• _SUPPLIED DATA_
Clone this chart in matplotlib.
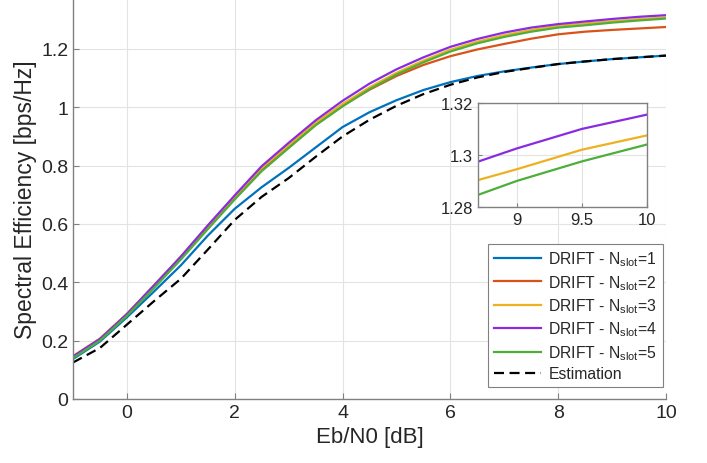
import matplotlib
matplotlib.use('Agg')
import matplotlib.pyplot as plt
import numpy as np

plt.rcParams['font.family'] = ['Liberation Sans', 'DejaVu Sans']
plt.rcParams['mathtext.fontset'] = 'custom'
plt.rcParams['mathtext.rm'] = 'Liberation Sans'

# Eb/N0 points [dB]
ebn0 = [-1, -0.5, 0, 0.5, 1, 1.5, 2, 2.5, 3, 3.5, 4, 4.5, 5, 5.5, 6, 6.5, 7, 7.5, 8, 8.5, 9, 9.5, 10]

se_n1 = [0.137, 0.197, 0.280, 0.368, 0.458, 0.560, 0.652, 0.726, 0.792, 0.862, 0.932, 0.983, 1.024, 1.059, 1.086,
         1.107, 1.123, 1.136, 1.148, 1.157, 1.165, 1.171, 1.177]
se_n2 = [0.146, 0.206, 0.291, 0.388, 0.486, 0.590, 0.690, 0.787, 0.864, 0.940, 1.005, 1.060, 1.107, 1.145, 1.175,
         1.198, 1.217, 1.235, 1.250, 1.259, 1.265, 1.270, 1.275]
se_n3 = [0.147, 0.207, 0.292, 0.389, 0.488, 0.593, 0.694, 0.792, 0.870, 0.947, 1.011, 1.068, 1.118, 1.160, 1.197,
         1.225, 1.247, 1.265, 1.279, 1.2875, 1.2945, 1.302, 1.3075]
se_n4 = [0.146, 0.206, 0.291, 0.389, 0.488, 0.595, 0.698, 0.798, 0.878, 0.955, 1.022, 1.081, 1.130, 1.171, 1.207,
         1.234, 1.256, 1.273, 1.285, 1.294, 1.3025, 1.310, 1.3155]
se_n5 = [0.140, 0.200, 0.285, 0.380, 0.478, 0.582, 0.684, 0.781, 0.860, 0.938, 1.003, 1.062, 1.112, 1.154, 1.191,
         1.219, 1.241, 1.259, 1.273, 1.281, 1.290, 1.2975, 1.304]
se_est = [0.125, 0.175, 0.255, 0.335, 0.412, 0.512, 0.614, 0.693, 0.757, 0.830, 0.900, 0.957, 1.005, 1.045, 1.077,
          1.102, 1.121, 1.135, 1.148, 1.157, 1.165, 1.171, 1.177]

labels = [r'DRIFT - N$_{\mathrm{slot}}$=%d' % k for k in range(1, 6)]
colors = ['#0072BD', '#D95319', '#EDB120', '#8A2BE2', '#4DAF3A']
series = [se_n1, se_n2, se_n3, se_n4, se_n5]

axcol = '#808080'
gridcol = '#e3e3e3'

fig = plt.figure(figsize=(7.07, 4.64), dpi=100)
ax = fig.add_axes([0.1033, 0.138, 0.8387, 0.862])

for s, c, l in zip(series, colors, labels):
    ax.plot(ebn0, s, color=c, lw=1.6, label=l)
ax.plot(ebn0, se_est, color='k', lw=1.6, dashes=(4.5, 2.5), label='Estimation')

ax.set_xlim(-1, 10)
ax.set_ylim(0, 1.371)
ax.set_xticks([0, 2, 4, 6, 8, 10])
ax.set_yticks([0, 0.2, 0.4, 0.6, 0.8, 1.0, 1.2])
ax.set_yticklabels(['0', '0.2', '0.4', '0.6', '0.8', '1', '1.2'])
ax.grid(True, color=gridcol, lw=0.8)
ax.set_axisbelow(True)
for sp in ['top', 'right']:
    ax.spines[sp].set_visible(False)
for sp in ['left', 'bottom']:
    ax.spines[sp].set_color(axcol)
    ax.spines[sp].set_linewidth(1.0)
ax.tick_params(direction='in', length=4, color=axcol, labelsize=14, labelcolor='#262626')
ax.set_xlabel('Eb/N0 [dB]', fontsize=16, color='#262626')
ax.set_ylabel('Spectral Efficiency [bps/Hz]', fontsize=16.5, color='#262626', labelpad=3)

leg = ax.legend(loc='lower right', bbox_to_anchor=(0.995, 0.03), borderaxespad=0, fontsize=11.3,
                fancybox=False, framealpha=1, edgecolor=axcol, handlelength=3.0, labelspacing=0.3,
                handletextpad=0.5, borderpad=0.35)
leg.get_frame().set_linewidth(0.8)
for t in leg.get_texts():
    t.set_color('#262626')

# zoomed inset
axin = fig.add_axes([0.676, 0.552, 0.239, 0.224])
for s, c in zip([se_n3, se_n4, se_n5], [colors[2], colors[3], colors[4]]):
    axin.plot(ebn0, s, color=c, lw=1.6)
axin.set_xlim(8.7, 10)
axin.set_ylim(1.28, 1.32)
axin.set_xticks([9, 9.5, 10])
axin.set_xticklabels(['9', '9.5', '10'])
axin.set_yticks([1.28, 1.3, 1.32])
axin.set_yticklabels(['1.28', '1.3', '1.32'])
axin.grid(True, color=gridcol, lw=0.8)
axin.set_axisbelow(True)
for sp in axin.spines.values():
    sp.set_color(axcol)
    sp.set_linewidth(1.0)
axin.tick_params(direction='in', length=3, color=axcol, labelsize=12, labelcolor='#262626')

fig.savefig('out.png', dpi=100)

• _CHALLENGE_
Copy each line in full and exactly, omitting any picture.

• _RESULT OF THIS TASK_
Clone this chart in matplotlib.
import matplotlib
matplotlib.use('Agg')
import matplotlib.pyplot as plt
import numpy as np

plt.rcParams['font.family'] = ['Liberation Sans', 'DejaVu Sans']
plt.rcParams['mathtext.fontset'] = 'custom'
plt.rcParams['mathtext.rm'] = 'Liberation Sans'

# Eb/N0 points [dB]
ebn0 = [-1, -0.5, 0, 0.5, 1, 1.5, 2, 2.5, 3, 3.5, 4, 4.5, 5, 5.5, 6, 6.5, 7, 7.5, 8, 8.5, 9, 9.5, 10]

se_n1 = [0.137, 0.197, 0.280, 0.368, 0.458, 0.560, 0.652, 0.726, 0.792, 0.862, 0.932, 0.983, 1.024, 1.059, 1.086,
         1.107, 1.123, 1.136, 1.148, 1.157, 1.165, 1.171, 1.177]
se_n2 = [0.146, 0.206, 0.291, 0.388, 0.486, 0.590, 0.690, 0.787, 0.864, 0.940, 1.005, 1.060, 1.107, 1.145, 1.175,
         1.198, 1.217, 1.235, 1.250, 1.259, 1.265, 1.270, 1.275]
se_n3 = [0.147, 0.207, 0.292, 0.389, 0.488, 0.593, 0.694, 0.792, 0.870, 0.947, 1.011, 1.068, 1.118, 1.160, 1.197,
         1.225, 1.247, 1.265, 1.279, 1.2875, 1.2945, 1.302, 1.3075]
se_n4 = [0.146, 0.206, 0.291, 0.389, 0.488, 0.595, 0.698, 0.798, 0.878, 0.955, 1.022, 1.081, 1.130, 1.171, 1.207,
         1.234, 1.256, 1.273, 1.285, 1.294, 1.3025, 1.310, 1.3155]
se_n5 = [0.140, 0.200, 0.285, 0.380, 0.478, 0.582, 0.684, 0.781, 0.860, 0.938, 1.003, 1.062, 1.112, 1.154, 1.191,
         1.219, 1.241, 1.259, 1.273, 1.281, 1.290, 1.2975, 1.304]
se_est = [0.125, 0.175, 0.255, 0.335, 0.412, 0.512, 0.614, 0.693, 0.757, 0.830, 0.900, 0.957, 1.005, 1.045, 1.077,
          1.102, 1.121, 1.135, 1.148, 1.157, 1.165, 1.171, 1.177]

labels = [r'DRIFT - N$_{\mathrm{slot}}$=%d' % k for k in range(1, 6)]
colors = ['#0072BD', '#D95319', '#EDB120', '#8A2BE2', '#4DAF3A']
series = [se_n1, se_n2, se_n3, se_n4, se_n5]

axcol = '#808080'
gridcol = '#e3e3e3'

fig = plt.figure(figsize=(7.07, 4.64), dpi=100)
ax = fig.add_axes([0.1033, 0.138, 0.8387, 0.862])

for s, c, l in zip(series, colors, labels):
    ax.plot(ebn0, s, color=c, lw=1.6, label=l)
ax.plot(ebn0, se_est, color='k', lw=1.6, dashes=(4.5, 2.5), label='Estimation')

ax.set_xlim(-1, 10)
ax.set_ylim(0, 1.371)
ax.set_xticks([0, 2, 4, 6, 8, 10])
ax.set_yticks([0, 0.2, 0.4, 0.6, 0.8, 1.0, 1.2])
ax.set_yticklabels(['0', '0.2', '0.4', '0.6', '0.8', '1', '1.2'])
ax.grid(True, color=gridcol, lw=0.8)
ax.set_axisbelow(True)
for sp in ['top', 'right']:
    ax.spines[sp].set_visible(False)
for sp in ['left', 'bottom']:
    ax.spines[sp].set_color(axcol)
    ax.spines[sp].set_linewidth(1.0)
ax.tick_params(direction='in', length=4, color=axcol, labelsize=14, labelcolor='#262626')
ax.set_xlabel('Eb/N0 [dB]', fontsize=16, color='#262626')
ax.set_ylabel('Spectral Efficiency [bps/Hz]', fontsize=16.5, color='#262626', labelpad=3)

leg = ax.legend(loc='lower right', bbox_to_anchor=(0.995, 0.03), borderaxespad=0, fontsize=11.3,
                fancybox=False, framealpha=1, edgecolor=axcol, handlelength=3.0, labelspacing=0.3,
                handletextpad=0.5, borderpad=0.35)
leg.get_frame().set_linewidth(0.8)
for t in leg.get_texts():
    t.set_color('#262626')

# zoomed inset
axin = fig.add_axes([0.676, 0.552, 0.239, 0.224])
for s, c in zip([se_n3, se_n4, se_n5], [colors[2], colors[3], colors[4]]):
    axin.plot(ebn0, s, color=c, lw=1.6)
axin.set_xlim(8.7, 10)
axin.set_ylim(1.28, 1.32)
axin.set_xticks([9, 9.5, 10])
axin.set_xticklabels(['9', '9.5', '10'])
axin.set_yticks([1.28, 1.3, 1.32])
axin.set_yticklabels(['1.28', '1.3', '1.32'])
axin.grid(True, color=gridcol, lw=0.8)
axin.set_axisbelow(True)
for sp in axin.spines.values():
    sp.set_color(axcol)
    sp.set_linewidth(1.0)
axin.tick_params(direction='in', length=3, color=axcol, labelsize=12, labelcolor='#262626')

fig.savefig('out.png', dpi=100)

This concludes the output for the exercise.